My biggest take away message would be to not cram everything into a ten minute consultation. I’m going to use arthritis as an example, because 90% of our pain clinic cases are arthritis. Conservative estimates suggest that 20% of dogs will suffer with arthritis, but it’s more likely that it is actually up to 40% of the canine population. There’s always a big caseload for pain management in practice, but it just can’t be squeezed into a ten minute consultation. We need a reset in arthritis management to highlight all really important factors in treating it – weight, diet, exercise, physiotherapy and hydrotherapy – before we even start talking about drugs. Pain scoring is also important, and so is talking to the owners – and that can take some time. We need to work out what vets and nurses can do with arthritis clinics in first opinion practice, because together as a team they can do a really great job. We’ve got the caseload in practice, I hope we’ve got the people that are keen to manage the cases, and we know that nurses who are running clinics are screaming out to see more of those cases. We need to also build those relationships with clients. My number one thing for anyone reading this would be to ask yourself: how am I going to manage arthritis better in my practice?

What would you like to see in the future in terms of advancements with pain relief and management in veterinary medicine?

There are some exciting things in the pipeline from a drug point of view. Zoetis are about to upgrade a monoclonal antibody against nerve growth factor. There’s a lot of initial information out there about nerve growth factor, and if we can target it, then it could present a different option beyond NSAIDs. My understanding is that the market authorisation hasn’t been approved yet, so we can’t really talk about specifics, but as soon as the Summary of Product Characteristics (SPCs) is signed off I’m sure we’ll be hearing a lot more, which will be really exciting! We’ve got a lot of options from a drug point of view. It’s about having a focus on everything available and building bonds with the clients, which will enable us to manage cases well. I think there’s also a feline version for monoclonal antibodies, and I’m hoping that will soon be launched because it would be a game changer for a lot of cats. They’re difficult to medicate, they have fewer NSAID options, and they’re not ideal cases for diet management and exercise programmes, which are easier in dogs.
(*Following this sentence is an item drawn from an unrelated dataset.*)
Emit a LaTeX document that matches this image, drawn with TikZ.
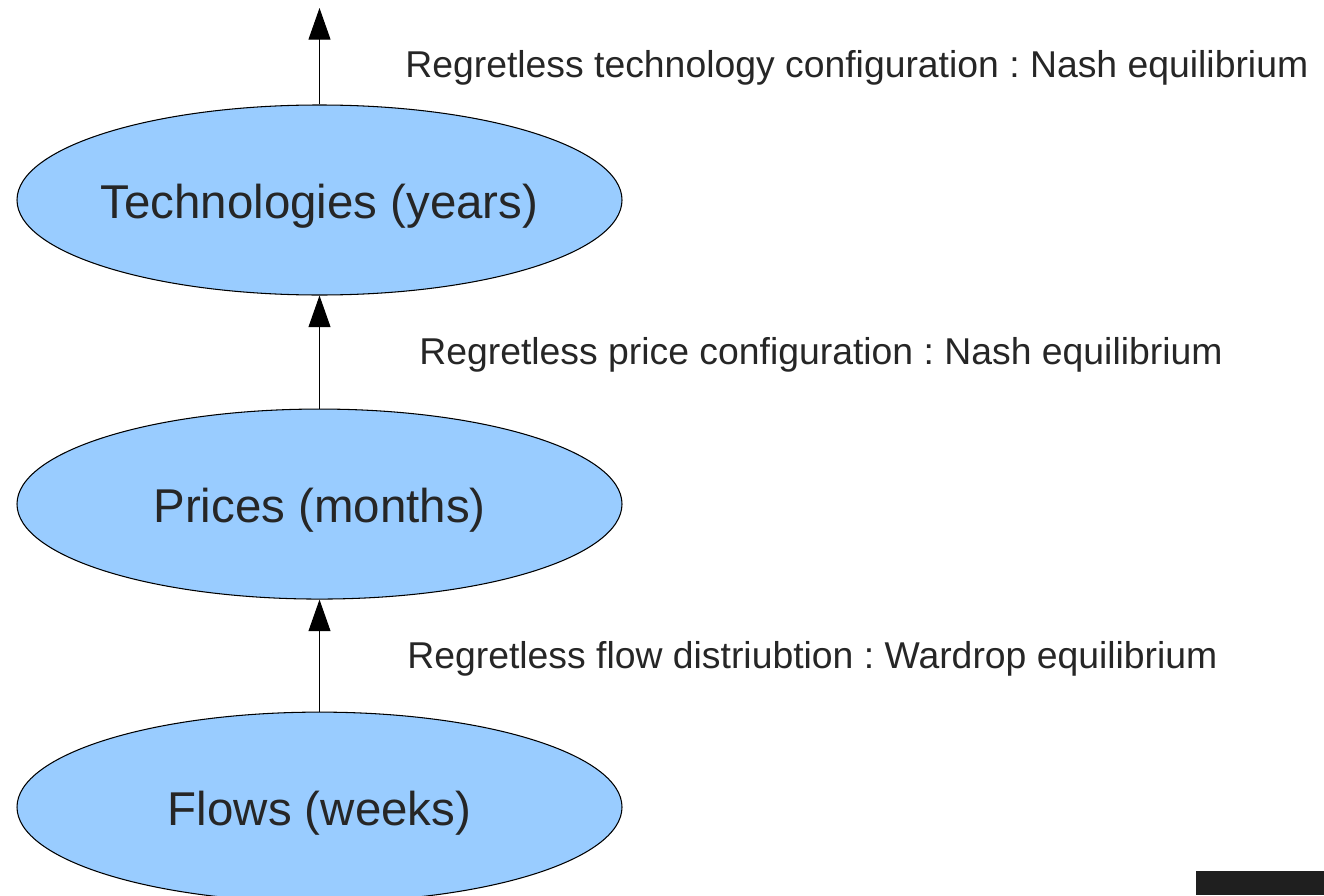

Is there anything we can take from human medicine in terms of pain management?

I think we probably do a better job – there might be things they can take from us! Often you hear pain specialists at conferences talking about how they only have ten minutes per patient, and are expected to see 60 patients per day. Vets are lucky with the amount of time we can spend with our patients. Human medicine uses a few therapeutic nerve blocks, and it’s something we’re just starting to do. The fact that we’re essentially practising private medicine means that we can use a very individualised approach for our patients. 

Do you have any projects or plans lined up for the future?

I have a lot! For Zero Pain, we would love to do some in person courses again in the future. We run a really good local anaesthetic course in Denmark, which we started last year. It’s useful being able to watch those techniques on a video, but that course allows delegates to practice that under our guidance on a cadaver, which is really useful. It would also be great to get back to travelling the world and doing more teaching as soon as we’re able to!